TASK DETAILS:
Exactly the lines from the start of the data below through the line that contains "fmt = FuncFormatter(lambda" are to be copied, with pictures left out.

--- Start INFORMATION SUPPLIED ---

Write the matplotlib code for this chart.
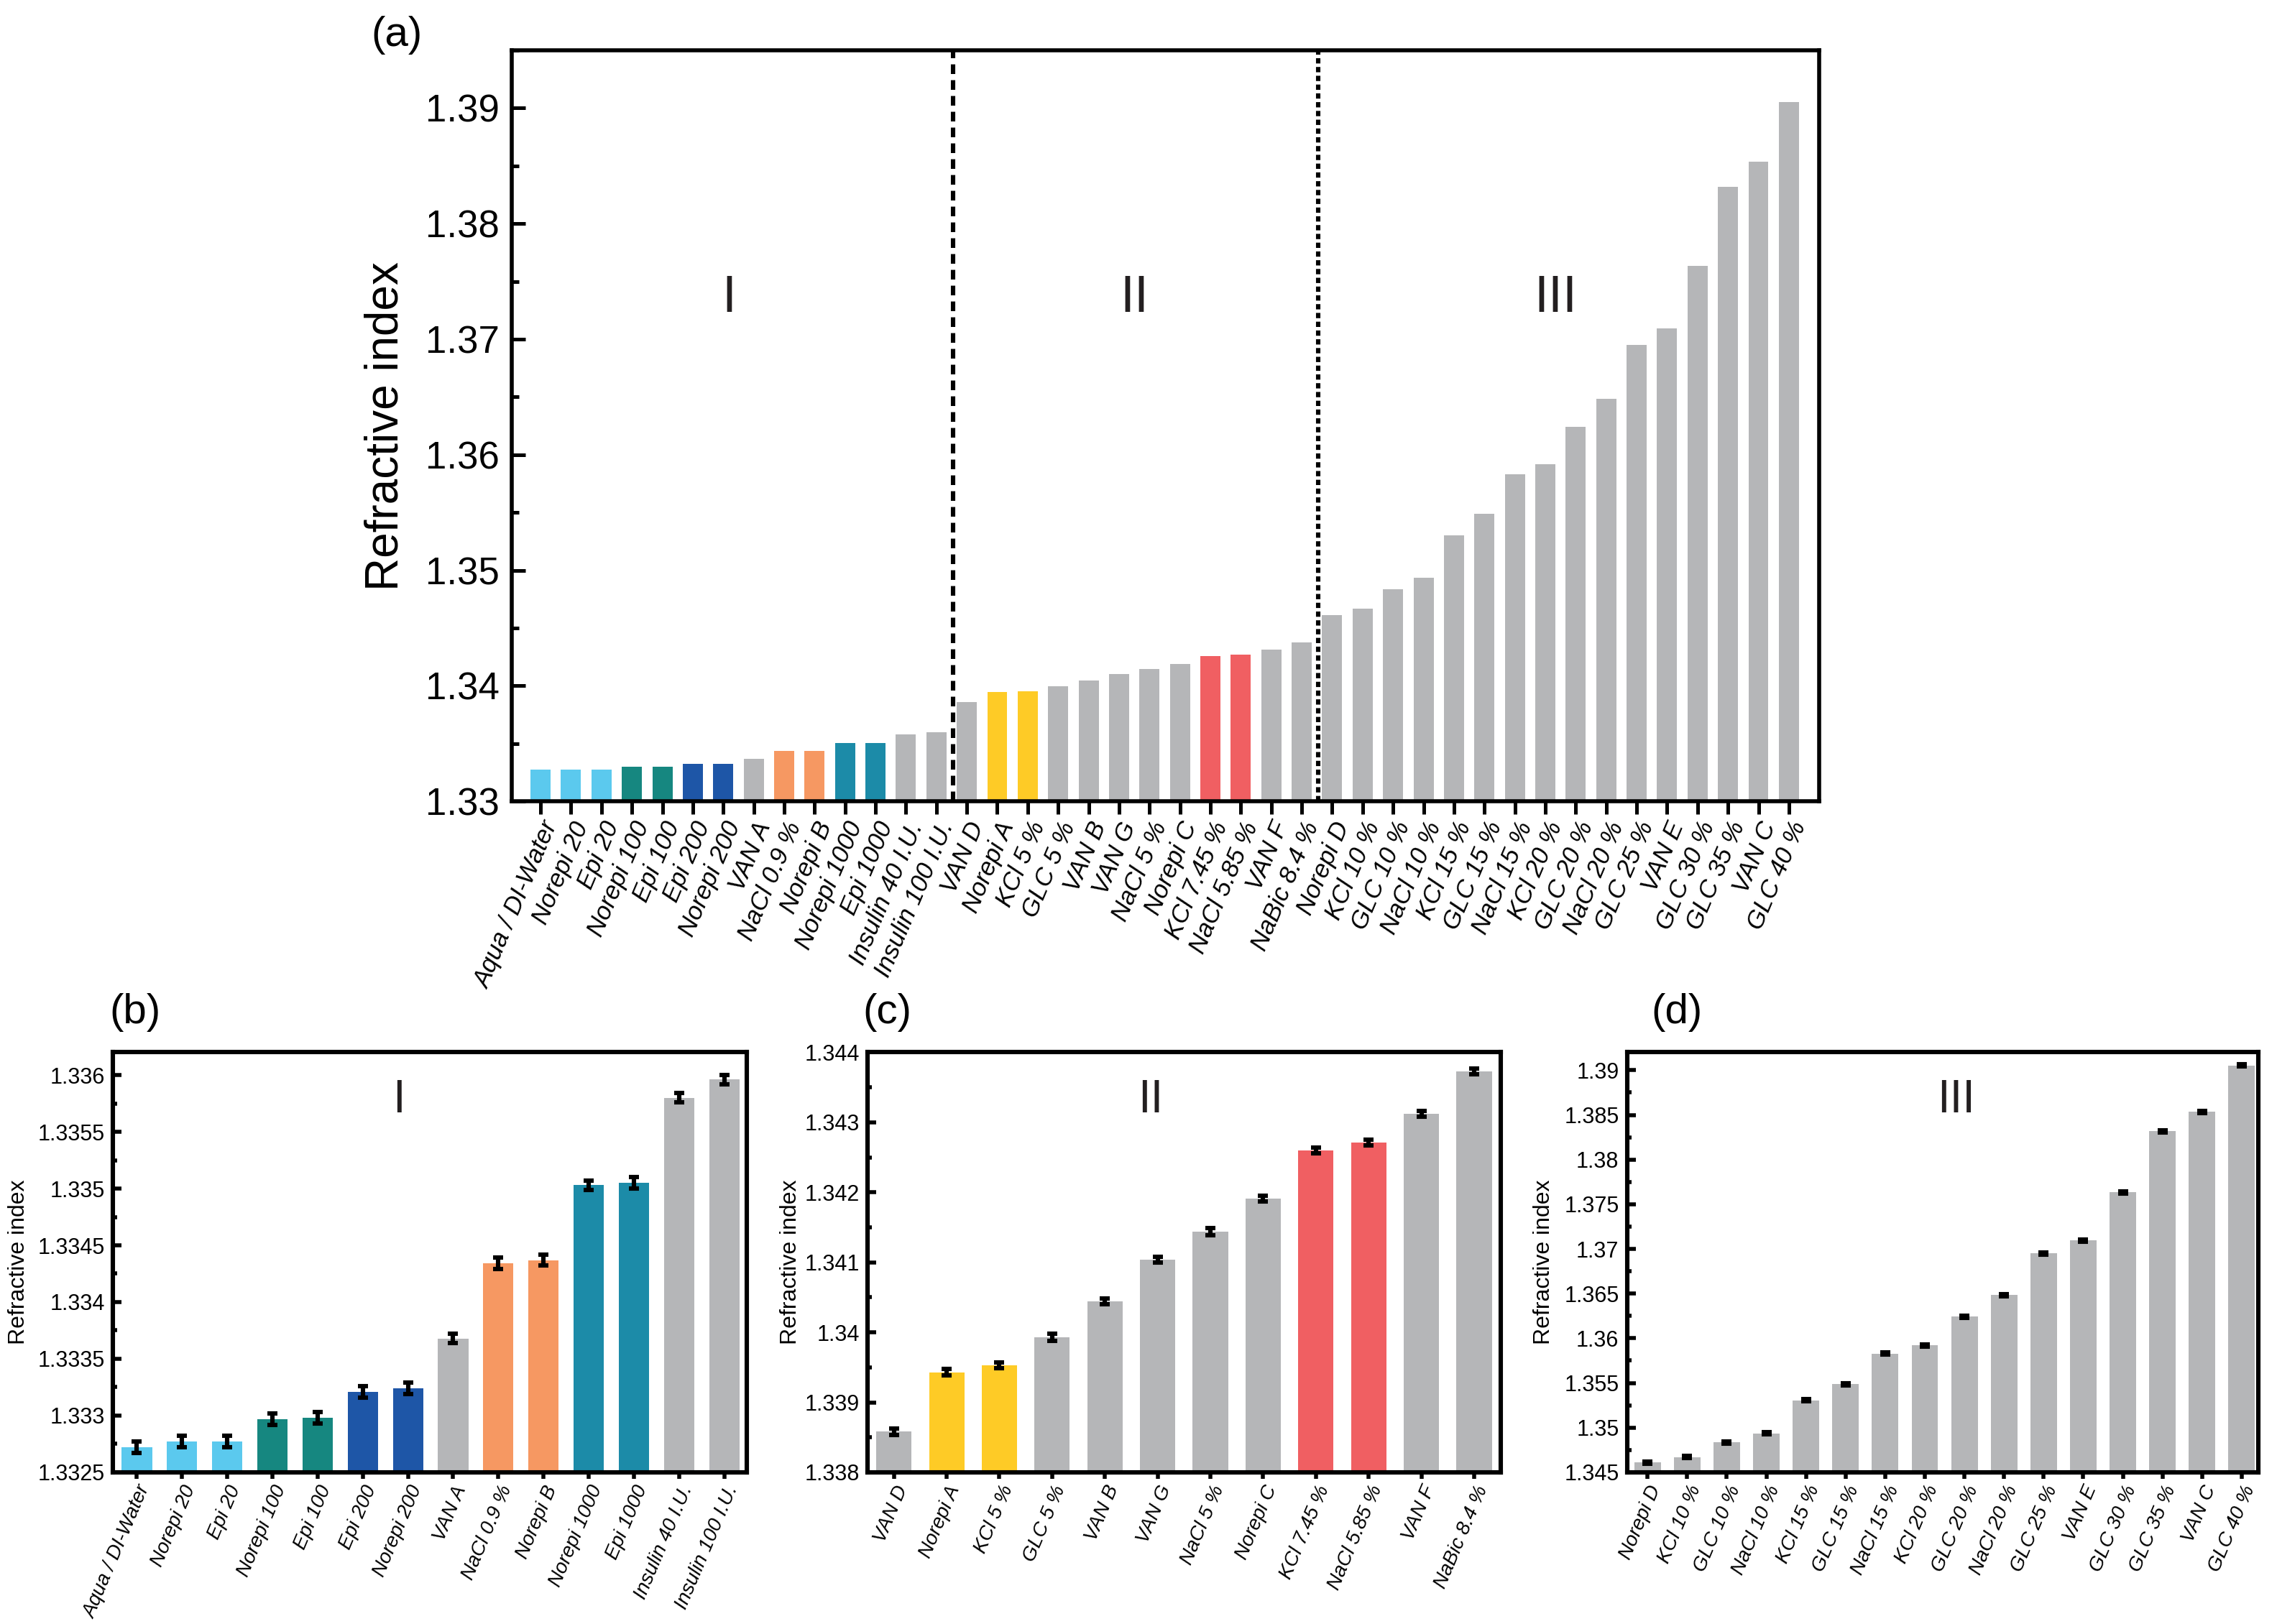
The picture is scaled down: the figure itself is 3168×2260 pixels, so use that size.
import matplotlib
matplotlib.use('Agg')
import matplotlib.pyplot as plt
from matplotlib.ticker import MultipleLocator, FuncFormatter

plt.rcParams['font.family'] = ['Liberation Sans', 'DejaVu Sans']

# colours
LBLUE = '#5bc9ee'
TEAL = '#168780'
BLUE = '#1e56a7'
GRAY = '#b5b6b8'
ORANGE = '#f69862'
CYAN = '#1c8ba8'
YELLOW = '#fecb26'
RED = '#f05f62'

# group I
labels_I = ['Aqua / DI-Water', 'Norepi 20', 'Epi 20', 'Norepi 100', 'Epi 100',
            'Epi 200', 'Norepi 200', 'VAN A', 'NaCl 0.9 %', 'Norepi B',
            'Norepi 1000', 'Epi 1000', 'Insulin 40 I.U.', 'Insulin 100 I.U.']
values_I = [1.33272, 1.33277, 1.33277, 1.33297, 1.33298, 1.33321, 1.33324,
            1.33368, 1.33434, 1.33437, 1.33503, 1.33505, 1.33580, 1.33596]
err_I = [0.00005, 0.00005, 0.00005, 0.00005, 0.00005, 0.00005, 0.00005,
         0.00004, 0.00005, 0.00005, 0.00004, 0.00005, 0.00004, 0.00004]
colors_I = [LBLUE, LBLUE, LBLUE, TEAL, TEAL, BLUE, BLUE, GRAY, ORANGE, ORANGE,
            CYAN, CYAN, GRAY, GRAY]

# group II
labels_II = ['VAN D', 'Norepi A', 'KCl 5 %', 'GLC 5 %', 'VAN B', 'VAN G',
             'NaCl 5 %', 'Norepi C', 'KCl 7.45 %', 'NaCl 5.85 %', 'VAN F',
             'NaBic 8.4 %']
values_II = [1.33858, 1.33943, 1.33953, 1.33993, 1.34044, 1.34104, 1.34144,
             1.34191, 1.34260, 1.34271, 1.34312, 1.34373]
err_II = [0.00005, 0.00005, 0.00004, 0.00005, 0.00004, 0.00004, 0.00005,
          0.00004, 0.00004, 0.00004, 0.00004, 0.00004]
colors_II = [GRAY, YELLOW, YELLOW, GRAY, GRAY, GRAY, GRAY, GRAY, RED, RED,
             GRAY, GRAY]

# group III
labels_III = ['Norepi D', 'KCl 10 %', 'GLC 10 %', 'NaCl 10 %', 'KCl 15 %',
              'GLC 15 %', 'NaCl 15 %', 'KCl 20 %', 'GLC 20 %', 'NaCl 20 %',
              'GLC 25 %', 'VAN E', 'GLC 30 %', 'GLC 35 %', 'VAN C', 'GLC 40 %']
values_III = [1.3461, 1.3467, 1.34835, 1.34937, 1.35304, 1.35488, 1.35828,
              1.3592, 1.36242, 1.36485, 1.36949, 1.37096, 1.37634, 1.38319,
              1.38535, 1.39054]
err_III = [0.00012] * 16
colors_III = [GRAY] * 16

fmt = FuncFormatter(lambda v, p: f'{v:g}')


def style_axis(ax, lw, ymaj, ymin, xlen, ylen):
    for s in ax.spines.values():
        s.set_linewidth(lw)
    ax.tick_params(axis='y', which='major', direction='in', length=ylen,
                   width=lw * 0.9, pad=4)
    ax.tick_params(axis='y', which='minor', direction='in', length=ylen * 0.5,
                   width=lw * 0.9)
    ax.tick_params(axis='x', which='major', direction='out', length=xlen,
                   width=lw * 0.9, pad=2)
    ax.yaxis.set_major_locator(MultipleLocator(ymaj))
    ax.yaxis.set_minor_locator(MultipleLocator(ymin))
    ax.yaxis.set_major_formatter(fmt)


def panel(ax, labels, values, errs, colors, ylim, ymaj, title, tx, ty, xlim,
          ylab_x, tag, tag_x):
    x = range(len(labels))
    ax.bar(x, [v - ylim[0] for v in values], bottom=ylim[0], width=0.67,
           color=colors, zorder=2)
    ax.errorbar(x, values, yerr=errs, fmt='none', ecolor='black',
                elinewidth=2.2, capsize=2.6, capthick=2.2, zorder=3)
    ax.set_xlim(*xlim)
    ax.set_ylim(*ylim)
    ax.set_xticks(list(x))
    ax.set_xticklabels(labels, rotation=67, ha='right', rotation_mode='anchor',
                       fontsize=10, style='italic')
    style_axis(ax, 2.2, ymaj, ymaj / 2, 3.2, 4.4)
    ax.tick_params(axis='y', labelsize=11)
    ax.set_ylabel('Refractive index', fontsize=11.5)
    ax.yaxis.set_label_coords(ylab_x, 0.5)
    ax.text(tx, ty, title, fontsize=23, ha='center', va='center',
            color='#231f20')
    ax.text(tag_x, 1.095, tag, transform=ax.transAxes, fontsize=21,
            ha='center', va='center')


fig = plt.figure(figsize=(15.84, 11.3), dpi=200)

# (a) overview
ax_a = fig.add_axes([0.2247, 0.5066, 0.5743, 0.4624])
all_labels = labels_I + labels_II + labels_III
all_values = values_I + values_II + values_III
all_colors = colors_I + colors_II + colors_III
xa = range(len(all_labels))
ax_a.bar(xa, [v - 1.33 for v in all_values], bottom=1.33, width=0.66,
         color=all_colors, zorder=2)
ax_a.set_xlim(-0.95, 42.0)
ax_a.set_ylim(1.33, 1.395)
ax_a.axvline(len(labels_I) - 0.45, color='black', lw=2.2,
             linestyle=(0, (2.2, 1.4)), zorder=3)
ax_a.axvline(len(labels_I) + len(labels_II) - 0.45, color='black', lw=2.2,
             linestyle=(0, (1.2, 0.8)), zorder=3)
ax_a.set_xticks(list(xa))
ax_a.set_xticklabels(all_labels, rotation=67, ha='right',
                     rotation_mode='anchor', fontsize=12.5, style='italic')
style_axis(ax_a, 2.0, 0.01, 0.005, 6.5, 7)
ax_a.tick_params(axis='y', labelsize=19, pad=6)
ax_a.set_ylabel('Refractive index', fontsize=23)
ax_a.yaxis.set_label_coords(-0.080, 0.5)
for t, xx in zip(['I', 'II', 'III'], [6.2, 19.5, 33.35]):
    ax_a.text(xx, 1.3735, t, fontsize=26, ha='center', va='center',
              color='#231f20')
ax_a.text(-0.088, 1.02, '(a)', transform=ax_a.transAxes, fontsize=21,
          ha='center', va='center')

ax_b = fig.add_axes([0.0496, 0.0934, 0.2784, 0.2586])
panel(ax_b, labels_I, values_I, err_I, colors_I, (1.3325, 1.3362), 0.0005,
      'I', 5.8, 1.33578, (-0.53, 13.5), -0.132, '(b)', 0.035)

ax_c = fig.add_axes([0.381, 0.0934, 0.278, 0.2586])
panel(ax_c, labels_II, values_II, err_II, colors_II, (1.338, 1.344), 0.001,
      'II', 4.87, 1.34332, (-0.5, 11.5), -0.104, '(c)', 0.031)

ax_d = fig.add_axes([0.7145, 0.0934, 0.2773, 0.2586])
panel(ax_d, labels_III, values_III, err_III, colors_III, (1.345, 1.392), 0.005,
      'III', 7.79, 1.38668, (-0.52, 15.42), -0.1145, '(d)', 0.079)

fig.savefig('out.png', dpi=200)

--- End INFORMATION SUPPLIED ---

TASK RESULT:
Write the matplotlib code for this chart.
The picture is scaled down: the figure itself is 3168×2260 pixels, so use that size.
import matplotlib
matplotlib.use('Agg')
import matplotlib.pyplot as plt
from matplotlib.ticker import MultipleLocator, FuncFormatter

plt.rcParams['font.family'] = ['Liberation Sans', 'DejaVu Sans']

# colours
LBLUE = '#5bc9ee'
TEAL = '#168780'
BLUE = '#1e56a7'
GRAY = '#b5b6b8'
ORANGE = '#f69862'
CYAN = '#1c8ba8'
YELLOW = '#fecb26'
RED = '#f05f62'

# group I
labels_I = ['Aqua / DI-Water', 'Norepi 20', 'Epi 20', 'Norepi 100', 'Epi 100',
            'Epi 200', 'Norepi 200', 'VAN A', 'NaCl 0.9 %', 'Norepi B',
            'Norepi 1000', 'Epi 1000', 'Insulin 40 I.U.', 'Insulin 100 I.U.']
values_I = [1.33272, 1.33277, 1.33277, 1.33297, 1.33298, 1.33321, 1.33324,
            1.33368, 1.33434, 1.33437, 1.33503, 1.33505, 1.33580, 1.33596]
err_I = [0.00005, 0.00005, 0.00005, 0.00005, 0.00005, 0.00005, 0.00005,
         0.00004, 0.00005, 0.00005, 0.00004, 0.00005, 0.00004, 0.00004]
colors_I = [LBLUE, LBLUE, LBLUE, TEAL, TEAL, BLUE, BLUE, GRAY, ORANGE, ORANGE,
            CYAN, CYAN, GRAY, GRAY]

# group II
labels_II = ['VAN D', 'Norepi A', 'KCl 5 %', 'GLC 5 %', 'VAN B', 'VAN G',
             'NaCl 5 %', 'Norepi C', 'KCl 7.45 %', 'NaCl 5.85 %', 'VAN F',
             'NaBic 8.4 %']
values_II = [1.33858, 1.33943, 1.33953, 1.33993, 1.34044, 1.34104, 1.34144,
             1.34191, 1.34260, 1.34271, 1.34312, 1.34373]
err_II = [0.00005, 0.00005, 0.00004, 0.00005, 0.00004, 0.00004, 0.00005,
          0.00004, 0.00004, 0.00004, 0.00004, 0.00004]
colors_II = [GRAY, YELLOW, YELLOW, GRAY, GRAY, GRAY, GRAY, GRAY, RED, RED,
             GRAY, GRAY]

# group III
labels_III = ['Norepi D', 'KCl 10 %', 'GLC 10 %', 'NaCl 10 %', 'KCl 15 %',
              'GLC 15 %', 'NaCl 15 %', 'KCl 20 %', 'GLC 20 %', 'NaCl 20 %',
              'GLC 25 %', 'VAN E', 'GLC 30 %', 'GLC 35 %', 'VAN C', 'GLC 40 %']
values_III = [1.3461, 1.3467, 1.34835, 1.34937, 1.35304, 1.35488, 1.35828,
              1.3592, 1.36242, 1.36485, 1.36949, 1.37096, 1.37634, 1.38319,
              1.38535, 1.39054]
err_III = [0.00012] * 16
colors_III = [GRAY] * 16

fmt = FuncFormatter(lambda v, p: f'{v:g}')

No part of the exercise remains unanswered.